Once a loyal Etsy customer, I have put down my crochet needles to share some Etsy secrets.  I am just a little gray-haired lady living by the golden rule of “Do Unto Others as You Would Have Them Do Unto You.”  Normally mild-mannered and easy-going, with a “live and let live” attitude,  my feathers can and do get ruffled when I witness abuse. And that is what this blog is all about.  Exposing and calling into accountability a company that, in my opinion, abuses those it claims to value; abuses those whose livelihood is dependent on it; abuses those who, in good faith, use its’ services.  It is what I call the “Etsy Ruse.”

Secrets can be kept anywhere – in a drawer, on a shelf, in a mind – but I’ll let you in on where Etsy keeps many of its’ secrets….. under the Etsy rug.  My guess is that all employees, upon accepting employment with Etsy, are given a personalized, handmade Swiffer broom, with instructions on how to use it. When distasteful information starts floating around like so many unwanted dust bunnies, the boss yells “SWEEP,” and out come 452 brooms.

Here at Rusetsy, we like to periodically pull out Etsy’s handmade Shaw rug and give it a good shaking, beat the dust out of it, and clean the floor underneath.

So come on in.  But remember, it’s always a mess around here!

“Never doubt that a small group of thoughtful, committed citizens can change the world; indeed, it’s the only thing that ever has.” ~Margaret Mead

Want to know more about my Etsy experience? For insight, read this post about one Etsy seller.

10 thoughts on “About

  1. Let me be the first to congratulate you on Rusetsy … I can see we’re going to be privy to a lot of interesting secrets. I’ll be waiting here to peek under that rug. It’s time to open the Pandora/Etsy box and see what’s really hiding there.

  2. Thanks for visiting Patty!

    First, I don’t give two hoots about trying to change the way Etsy does things, and am not foolish enough to believe that us little people have much power (other than the power of a collective voice) when it comes to butting heads with the billionaire corporations of the world. But I do believe when I see a big corporation trampling the little guy in pursuit of monetary gain, it is my social responsibility to speak out – if for no other reason than to give unsuspecting buyers and sellers better insight into the company they are doing business with, or proposing doing business with.

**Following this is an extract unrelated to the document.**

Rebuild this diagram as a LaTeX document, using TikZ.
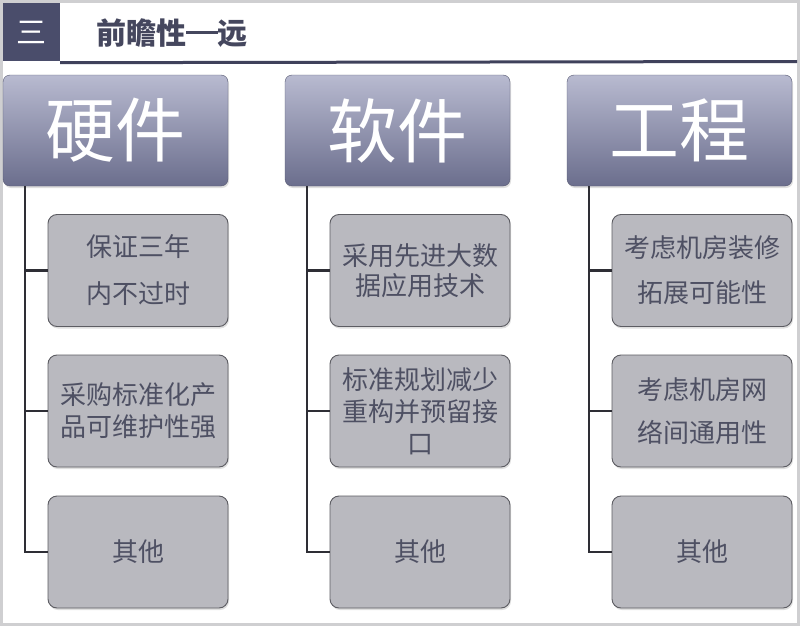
\documentclass[tikz,border=0pt]{standalone}
\usepackage{fontspec}
\setmainfont{Noto Sans CJK SC}
\usetikzlibrary{shadows}
\definecolor{framegray}{HTML}{CFCFD1}
\definecolor{hdrblue}{HTML}{4A4D6B}
\definecolor{titletext}{HTML}{45475E}
\definecolor{childtext}{HTML}{4E5063}
\definecolor{childfill}{HTML}{B9B9BF}
\definecolor{childborder}{HTML}{5C5C62}
\definecolor{toptop}{HTML}{B8BAD0}
\definecolor{topbot}{HTML}{6B6E8D}
\definecolor{connline}{HTML}{2E2E35}
\tikzset{
  topbox/.style={rounded corners=7pt, minimum width=225pt, minimum height=111pt,
    top color=toptop, bottom color=topbot, draw=topbot!80!black, line width=0.4pt,
    text=white, font=\fontsize{70}{70}\selectfont, inner sep=0pt,
    drop shadow={shadow xshift=1pt, shadow yshift=-2pt, opacity=0.25}},
  childbox/.style={rounded corners=9pt, minimum width=180pt, minimum height=112pt,
    fill=childfill, draw=childborder, line width=0.9pt, text=childtext,
    align=center, font=\fontsize{26}{32}\selectfont, inner sep=0pt,
    drop shadow={shadow xshift=1pt, shadow yshift=-2pt, opacity=0.25}},
  conn/.style={draw=connline, line width=2.4pt},
}
\begin{document}
\begin{tikzpicture}[x=1pt,y=-1pt]
\useasboundingbox (0,0) rectangle (800,626);
\fill[framegray] (0,0) rectangle (800,626);
\fill[white] (3,3) rectangle (797,623);
% header
\node[fill=hdrblue, minimum width=57pt, minimum height=58pt, inner sep=0pt,
  text=white, font=\fontsize{30}{30}\selectfont] (hdr) at (31.5,32) {三};
\node[anchor=west, text=titletext, inner sep=0pt,
  font=\fontsize{30}{30}\selectfont\bfseries] (title) at (96,33) {前瞻性\rule[0.36em]{1.05em}{0.08em}远};
\coordinate (lineend) at (797,61.5);
\draw[draw=hdrblue!85!black, line width=3pt] (hdr.south east) ++(0,-1.5pt) -- (lineend);
% top boxes
\node[topbox] (t1) at (115.5,130.5) {硬件};
\node[topbox] (t2) at (397.5,130.5) {软件};
\node[topbox] (t3) at (679.5,130.5) {工程};
% children column 1
\node[childbox] (c11) at (138,270.5) {保证三年\\[15pt]内不过时};
\node[childbox] (c12) at (138,411) {采购标准化产\\品可维护性强};
\node[childbox] (c13) at (138,552) {其他};
% column 2
\node[childbox] (c21) at (420,270.5) {采用先进大数\\[-2pt]据应用技术};
\node[childbox] (c22) at (420,411) {标准规划减少\\重构并预留接\\口};
\node[childbox] (c23) at (420,552) {其他};
% column 3
\node[childbox] (c31) at (702,270.5) {考虑机房装修\\[13pt]拓展可能性};
\node[childbox] (c32) at (702,411) {考虑机房网\\[11pt]络间通用性};
\node[childbox] (c33) at (702,552) {其他};
% connectors
\coordinate (s1) at ([xshift=22pt]t1.south west);
\coordinate (s2) at ([xshift=22pt]t2.south west);
\coordinate (s3) at ([xshift=22pt]t3.south west);
\draw[conn] (s1) |- (c13.west);
\draw[conn] (s1 |- c11.west) -- (c11.west);
\draw[conn] (s1 |- c12.west) -- (c12.west);
\draw[conn] (s2) |- (c23.west);
\draw[conn] (s2 |- c21.west) -- (c21.west);
\draw[conn] (s2 |- c22.west) -- (c22.west);
\draw[conn] (s3) |- (c33.west);
\draw[conn] (s3 |- c31.west) -- (c31.west);
\draw[conn] (s3 |- c32.west) -- (c32.west);
\end{tikzpicture}
\end{document}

    I too am a firm believer in accepting the things I cannot change; however, to me, this blog is not about effecting change. It is about speaking out on what is, in my opinion, morally egregious behavior by a company who prides itself on providing a platform for the little guy while stabbing him in the back, and further prides itself on doing so with (bogus) “transparency.”

    With reference to your comment “.. there are many things in life that are not fair, and many injustices being perpetrated on an unsuspecting public. In my mind, Etsy is not one of them,” To each his own, but for me, I could not in clear conscience put another nickel in the Etsy pocket. To do so would mean accepting, and personally contributing to, Etsy’s dishonest business practices and reprehensible treatment of its’ customers.

    Certainly not what I want for myself or what I want my business associated with.

    (And. Etsy and I don’t share the same definition of success.)

    • I just discovered this blog yesterday as well, from a post on Zibbet.

      I am mainly a seller of antiques and vintage collectibles, and part of our business is informing the buying public about deceptive selling practices, how to avoid being taken in by fake merchandise. I have never felt a need to try to shame Etsy into reforming its business practices. But I think blogs and forums that get the word out to the buying public that Etsy is just a marketplace — like Ebay or your local flea market — are worthwhile. It can’t hurt to remind people to keep their thinking caps on while shopping on Etsy, and not be snowed under by the shallow chatty nicey-nicey vibe being forced into the Forums or the bubbly puff pieces in the Etsy blog articles. I used to send in call outs of fauxtiques and vintage resellers (as in new manufactured “vintage”) to Garagetsy and Callin’ Out on Etsy blogs.

      As a former Etsy seller, and indef muted member of the Etsy community, I thoroughly enjoyed reading your entire blog to date in the past 24 hours. Good stuff!

  3. I went back and read my original comments from a few brief weeks ago. Let me just say that since attending the RUSEtsy School of Technology, my feelings about Etsy have changed dramatically. In fact, I just did a complete 180. A little knowledge sure is a dangerous thing in the wrong hands. Keep up the good work.